— begin DATA IN THIS EXERCISE —

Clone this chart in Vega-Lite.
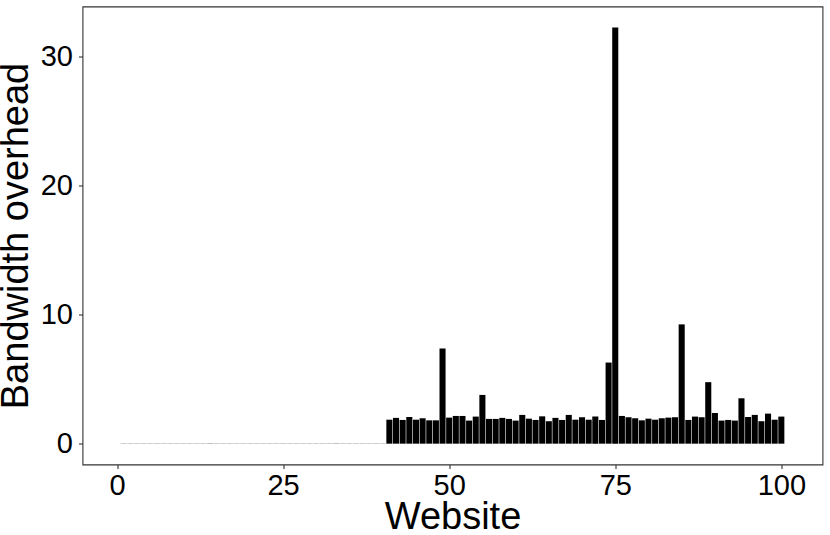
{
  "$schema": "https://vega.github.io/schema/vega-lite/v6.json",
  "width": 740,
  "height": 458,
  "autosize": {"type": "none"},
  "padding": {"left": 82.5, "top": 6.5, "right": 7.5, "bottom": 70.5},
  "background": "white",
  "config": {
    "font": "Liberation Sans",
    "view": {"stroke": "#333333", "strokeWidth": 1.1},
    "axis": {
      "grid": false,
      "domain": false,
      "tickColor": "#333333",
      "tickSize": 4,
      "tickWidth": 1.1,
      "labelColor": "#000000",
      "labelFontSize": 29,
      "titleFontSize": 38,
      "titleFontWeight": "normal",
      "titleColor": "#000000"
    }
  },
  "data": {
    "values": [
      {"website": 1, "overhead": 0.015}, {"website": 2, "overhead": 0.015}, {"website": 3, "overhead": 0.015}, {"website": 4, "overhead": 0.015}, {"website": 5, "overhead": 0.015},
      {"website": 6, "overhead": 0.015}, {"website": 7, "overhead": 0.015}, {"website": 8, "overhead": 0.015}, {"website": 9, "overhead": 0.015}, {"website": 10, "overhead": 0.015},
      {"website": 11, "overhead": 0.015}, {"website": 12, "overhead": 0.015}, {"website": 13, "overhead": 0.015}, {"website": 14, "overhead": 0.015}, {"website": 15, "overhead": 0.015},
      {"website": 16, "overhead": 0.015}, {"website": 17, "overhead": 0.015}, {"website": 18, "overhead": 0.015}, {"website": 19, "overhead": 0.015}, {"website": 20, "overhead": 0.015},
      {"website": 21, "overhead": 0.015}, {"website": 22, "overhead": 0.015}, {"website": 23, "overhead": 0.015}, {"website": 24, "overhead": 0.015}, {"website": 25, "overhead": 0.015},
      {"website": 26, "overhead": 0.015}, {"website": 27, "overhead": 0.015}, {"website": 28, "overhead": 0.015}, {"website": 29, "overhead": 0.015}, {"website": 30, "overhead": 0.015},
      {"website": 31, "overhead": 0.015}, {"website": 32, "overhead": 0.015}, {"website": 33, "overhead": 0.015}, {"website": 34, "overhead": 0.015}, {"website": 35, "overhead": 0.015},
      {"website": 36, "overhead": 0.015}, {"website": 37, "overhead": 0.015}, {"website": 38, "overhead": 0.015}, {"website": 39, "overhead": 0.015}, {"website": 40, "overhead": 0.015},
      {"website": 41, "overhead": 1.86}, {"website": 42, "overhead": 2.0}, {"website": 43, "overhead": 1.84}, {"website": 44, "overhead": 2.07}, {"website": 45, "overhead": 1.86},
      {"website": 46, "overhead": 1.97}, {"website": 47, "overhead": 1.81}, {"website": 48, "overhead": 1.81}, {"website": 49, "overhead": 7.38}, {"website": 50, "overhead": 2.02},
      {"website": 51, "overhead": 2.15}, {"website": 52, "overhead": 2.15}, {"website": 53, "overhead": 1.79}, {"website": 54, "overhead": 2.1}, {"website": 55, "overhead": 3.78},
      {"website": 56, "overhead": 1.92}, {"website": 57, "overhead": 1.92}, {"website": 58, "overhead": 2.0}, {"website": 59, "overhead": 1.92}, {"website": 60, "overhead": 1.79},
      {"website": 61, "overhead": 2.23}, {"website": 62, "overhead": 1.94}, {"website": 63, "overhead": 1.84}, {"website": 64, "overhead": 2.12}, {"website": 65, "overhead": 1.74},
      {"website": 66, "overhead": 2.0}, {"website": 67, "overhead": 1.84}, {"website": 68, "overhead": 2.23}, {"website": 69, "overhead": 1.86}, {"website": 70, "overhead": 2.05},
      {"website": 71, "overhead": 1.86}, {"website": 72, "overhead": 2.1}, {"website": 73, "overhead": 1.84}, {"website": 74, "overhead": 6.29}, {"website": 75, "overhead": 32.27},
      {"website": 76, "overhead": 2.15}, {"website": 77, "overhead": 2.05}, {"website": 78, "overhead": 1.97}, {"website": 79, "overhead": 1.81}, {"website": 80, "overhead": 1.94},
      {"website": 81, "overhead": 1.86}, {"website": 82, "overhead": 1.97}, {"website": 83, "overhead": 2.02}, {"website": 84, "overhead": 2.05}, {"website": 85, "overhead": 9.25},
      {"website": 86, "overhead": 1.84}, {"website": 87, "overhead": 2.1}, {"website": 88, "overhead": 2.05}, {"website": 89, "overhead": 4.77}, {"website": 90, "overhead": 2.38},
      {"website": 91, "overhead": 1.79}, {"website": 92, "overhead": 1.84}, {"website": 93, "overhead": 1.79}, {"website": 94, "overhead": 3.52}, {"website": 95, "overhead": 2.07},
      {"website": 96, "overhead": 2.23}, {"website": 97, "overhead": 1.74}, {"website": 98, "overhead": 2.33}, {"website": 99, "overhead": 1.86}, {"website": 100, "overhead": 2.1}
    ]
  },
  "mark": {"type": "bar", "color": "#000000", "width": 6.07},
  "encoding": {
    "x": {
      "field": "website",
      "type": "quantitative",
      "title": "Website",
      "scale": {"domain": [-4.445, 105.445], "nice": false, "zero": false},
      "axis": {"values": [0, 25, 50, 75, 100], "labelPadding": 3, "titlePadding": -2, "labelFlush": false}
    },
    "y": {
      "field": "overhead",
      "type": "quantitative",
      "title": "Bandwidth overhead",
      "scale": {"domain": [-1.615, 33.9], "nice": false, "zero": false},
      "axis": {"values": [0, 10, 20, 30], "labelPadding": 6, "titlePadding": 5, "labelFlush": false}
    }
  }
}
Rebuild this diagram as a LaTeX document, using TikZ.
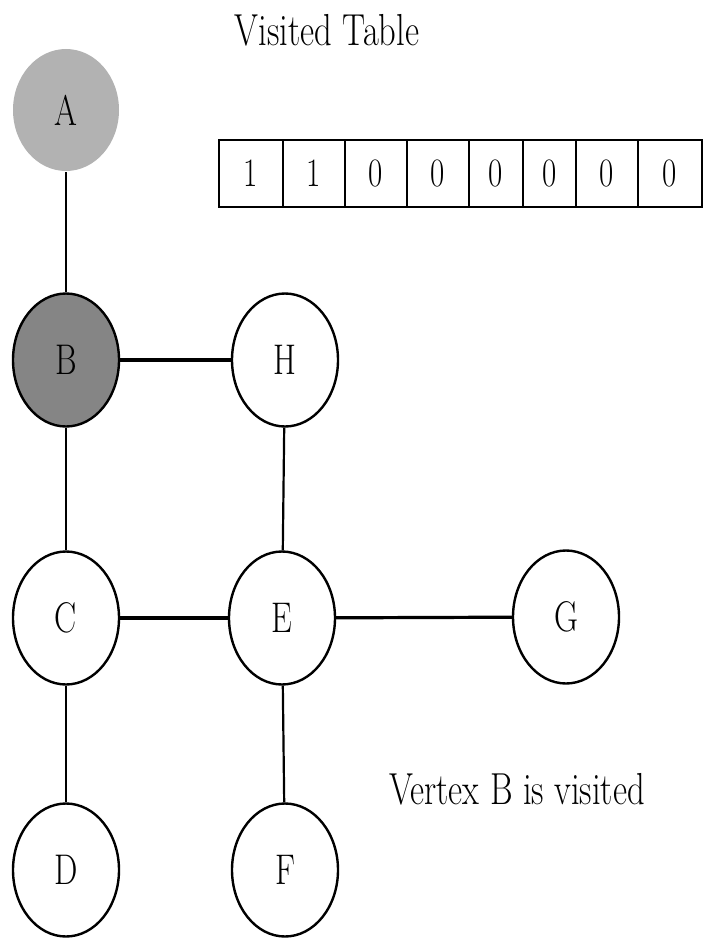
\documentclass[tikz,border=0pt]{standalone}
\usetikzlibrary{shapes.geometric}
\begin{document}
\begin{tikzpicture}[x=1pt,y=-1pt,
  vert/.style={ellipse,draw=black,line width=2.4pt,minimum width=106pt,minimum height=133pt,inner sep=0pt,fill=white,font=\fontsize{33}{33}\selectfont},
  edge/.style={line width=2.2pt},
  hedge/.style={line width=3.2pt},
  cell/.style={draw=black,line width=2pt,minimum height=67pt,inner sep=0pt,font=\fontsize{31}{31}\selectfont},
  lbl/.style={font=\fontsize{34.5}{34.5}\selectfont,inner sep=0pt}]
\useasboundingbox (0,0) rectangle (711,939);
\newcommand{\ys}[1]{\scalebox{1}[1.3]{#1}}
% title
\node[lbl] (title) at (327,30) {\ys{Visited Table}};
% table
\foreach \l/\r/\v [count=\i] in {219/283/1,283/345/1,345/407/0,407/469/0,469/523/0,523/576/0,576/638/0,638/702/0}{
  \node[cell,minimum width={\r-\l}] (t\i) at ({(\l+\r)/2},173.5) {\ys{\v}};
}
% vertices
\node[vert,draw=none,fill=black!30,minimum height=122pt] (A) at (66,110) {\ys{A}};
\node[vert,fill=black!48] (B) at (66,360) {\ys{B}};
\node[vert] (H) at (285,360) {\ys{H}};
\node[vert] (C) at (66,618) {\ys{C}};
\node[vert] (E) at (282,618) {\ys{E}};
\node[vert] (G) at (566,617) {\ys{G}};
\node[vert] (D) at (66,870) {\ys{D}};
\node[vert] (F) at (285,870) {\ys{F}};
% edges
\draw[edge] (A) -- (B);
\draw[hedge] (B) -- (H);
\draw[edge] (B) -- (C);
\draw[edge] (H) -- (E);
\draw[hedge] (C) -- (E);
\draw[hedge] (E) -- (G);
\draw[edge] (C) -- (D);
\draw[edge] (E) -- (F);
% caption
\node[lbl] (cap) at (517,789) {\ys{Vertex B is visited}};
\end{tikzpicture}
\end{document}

— end DATA IN THIS EXERCISE —

REQUIREMENT: Reproduce each entry verbatim, excluding any embedded images.

OUTPUT:
Clone this chart in Vega-Lite.
{
  "$schema": "https://vega.github.io/schema/vega-lite/v6.json",
  "width": 740,
  "height": 458,
  "autosize": {"type": "none"},
  "padding": {"left": 82.5, "top": 6.5, "right": 7.5, "bottom": 70.5},
  "background": "white",
  "config": {
    "font": "Liberation Sans",
    "view": {"stroke": "#333333", "strokeWidth": 1.1},
    "axis": {
      "grid": false,
      "domain": false,
      "tickColor": "#333333",
      "tickSize": 4,
      "tickWidth": 1.1,
      "labelColor": "#000000",
      "labelFontSize": 29,
      "titleFontSize": 38,
      "titleFontWeight": "normal",
      "titleColor": "#000000"
    }
  },
  "data": {
    "values": [
      {"website": 1, "overhead": 0.015}, {"website": 2, "overhead": 0.015}, {"website": 3, "overhead": 0.015}, {"website": 4, "overhead": 0.015}, {"website": 5, "overhead": 0.015},
      {"website": 6, "overhead": 0.015}, {"website": 7, "overhead": 0.015}, {"website": 8, "overhead": 0.015}, {"website": 9, "overhead": 0.015}, {"website": 10, "overhead": 0.015},
      {"website": 11, "overhead": 0.015}, {"website": 12, "overhead": 0.015}, {"website": 13, "overhead": 0.015}, {"website": 14, "overhead": 0.015}, {"website": 15, "overhead": 0.015},
      {"website": 16, "overhead": 0.015}, {"website": 17, "overhead": 0.015}, {"website": 18, "overhead": 0.015}, {"website": 19, "overhead": 0.015}, {"website": 20, "overhead": 0.015},
      {"website": 21, "overhead": 0.015}, {"website": 22, "overhead": 0.015}, {"website": 23, "overhead": 0.015}, {"website": 24, "overhead": 0.015}, {"website": 25, "overhead": 0.015},
      {"website": 26, "overhead": 0.015}, {"website": 27, "overhead": 0.015}, {"website": 28, "overhead": 0.015}, {"website": 29, "overhead": 0.015}, {"website": 30, "overhead": 0.015},
      {"website": 31, "overhead": 0.015}, {"website": 32, "overhead": 0.015}, {"website": 33, "overhead": 0.015}, {"website": 34, "overhead": 0.015}, {"website": 35, "overhead": 0.015},
      {"website": 36, "overhead": 0.015}, {"website": 37, "overhead": 0.015}, {"website": 38, "overhead": 0.015}, {"website": 39, "overhead": 0.015}, {"website": 40, "overhead": 0.015},
      {"website": 41, "overhead": 1.86}, {"website": 42, "overhead": 2.0}, {"website": 43, "overhead": 1.84}, {"website": 44, "overhead": 2.07}, {"website": 45, "overhead": 1.86},
      {"website": 46, "overhead": 1.97}, {"website": 47, "overhead": 1.81}, {"website": 48, "overhead": 1.81}, {"website": 49, "overhead": 7.38}, {"website": 50, "overhead": 2.02},
      {"website": 51, "overhead": 2.15}, {"website": 52, "overhead": 2.15}, {"website": 53, "overhead": 1.79}, {"website": 54, "overhead": 2.1}, {"website": 55, "overhead": 3.78},
      {"website": 56, "overhead": 1.92}, {"website": 57, "overhead": 1.92}, {"website": 58, "overhead": 2.0}, {"website": 59, "overhead": 1.92}, {"website": 60, "overhead": 1.79},
      {"website": 61, "overhead": 2.23}, {"website": 62, "overhead": 1.94}, {"website": 63, "overhead": 1.84}, {"website": 64, "overhead": 2.12}, {"website": 65, "overhead": 1.74},
      {"website": 66, "overhead": 2.0}, {"website": 67, "overhead": 1.84}, {"website": 68, "overhead": 2.23}, {"website": 69, "overhead": 1.86}, {"website": 70, "overhead": 2.05},
      {"website": 71, "overhead": 1.86}, {"website": 72, "overhead": 2.1}, {"website": 73, "overhead": 1.84}, {"website": 74, "overhead": 6.29}, {"website": 75, "overhead": 32.27},
      {"website": 76, "overhead": 2.15}, {"website": 77, "overhead": 2.05}, {"website": 78, "overhead": 1.97}, {"website": 79, "overhead": 1.81}, {"website": 80, "overhead": 1.94},
      {"website": 81, "overhead": 1.86}, {"website": 82, "overhead": 1.97}, {"website": 83, "overhead": 2.02}, {"website": 84, "overhead": 2.05}, {"website": 85, "overhead": 9.25},
      {"website": 86, "overhead": 1.84}, {"website": 87, "overhead": 2.1}, {"website": 88, "overhead": 2.05}, {"website": 89, "overhead": 4.77}, {"website": 90, "overhead": 2.38},
      {"website": 91, "overhead": 1.79}, {"website": 92, "overhead": 1.84}, {"website": 93, "overhead": 1.79}, {"website": 94, "overhead": 3.52}, {"website": 95, "overhead": 2.07},
      {"website": 96, "overhead": 2.23}, {"website": 97, "overhead": 1.74}, {"website": 98, "overhead": 2.33}, {"website": 99, "overhead": 1.86}, {"website": 100, "overhead": 2.1}
    ]
  },
  "mark": {"type": "bar", "color": "#000000", "width": 6.07},
  "encoding": {
    "x": {
      "field": "website",
      "type": "quantitative",
      "title": "Website",
      "scale": {"domain": [-4.445, 105.445], "nice": false, "zero": false},
      "axis": {"values": [0, 25, 50, 75, 100], "labelPadding": 3, "titlePadding": -2, "labelFlush": false}
    },
    "y": {
      "field": "overhead",
      "type": "quantitative",
      "title": "Bandwidth overhead",
      "scale": {"domain": [-1.615, 33.9], "nice": false, "zero": false},
      "axis": {"values": [0, 10, 20, 30], "labelPadding": 6, "titlePadding": 5, "labelFlush": false}
    }
  }
}
Rebuild this diagram as a LaTeX document, using TikZ.
\documentclass[tikz,border=0pt]{standalone}
\usetikzlibrary{shapes.geometric}
\begin{document}
\begin{tikzpicture}[x=1pt,y=-1pt,
  vert/.style={ellipse,draw=black,line width=2.4pt,minimum width=106pt,minimum height=133pt,inner sep=0pt,fill=white,font=\fontsize{33}{33}\selectfont},
  edge/.style={line width=2.2pt},
  hedge/.style={line width=3.2pt},
  cell/.style={draw=black,line width=2pt,minimum height=67pt,inner sep=0pt,font=\fontsize{31}{31}\selectfont},
  lbl/.style={font=\fontsize{34.5}{34.5}\selectfont,inner sep=0pt}]
\useasboundingbox (0,0) rectangle (711,939);
\newcommand{\ys}[1]{\scalebox{1}[1.3]{#1}}
% title
\node[lbl] (title) at (327,30) {\ys{Visited Table}};
% table
\foreach \l/\r/\v [count=\i] in {219/283/1,283/345/1,345/407/0,407/469/0,469/523/0,523/576/0,576/638/0,638/702/0}{
  \node[cell,minimum width={\r-\l}] (t\i) at ({(\l+\r)/2},173.5) {\ys{\v}};
}
% vertices
\node[vert,draw=none,fill=black!30,minimum height=122pt] (A) at (66,110) {\ys{A}};
\node[vert,fill=black!48] (B) at (66,360) {\ys{B}};
\node[vert] (H) at (285,360) {\ys{H}};
\node[vert] (C) at (66,618) {\ys{C}};
\node[vert] (E) at (282,618) {\ys{E}};
\node[vert] (G) at (566,617) {\ys{G}};
\node[vert] (D) at (66,870) {\ys{D}};
\node[vert] (F) at (285,870) {\ys{F}};
% edges
\draw[edge] (A) -- (B);
\draw[hedge] (B) -- (H);
\draw[edge] (B) -- (C);
\draw[edge] (H) -- (E);
\draw[hedge] (C) -- (E);
\draw[hedge] (E) -- (G);
\draw[edge] (C) -- (D);
\draw[edge] (E) -- (F);
% caption
\node[lbl] (cap) at (517,789) {\ys{Vertex B is visited}};
\end{tikzpicture}
\end{document}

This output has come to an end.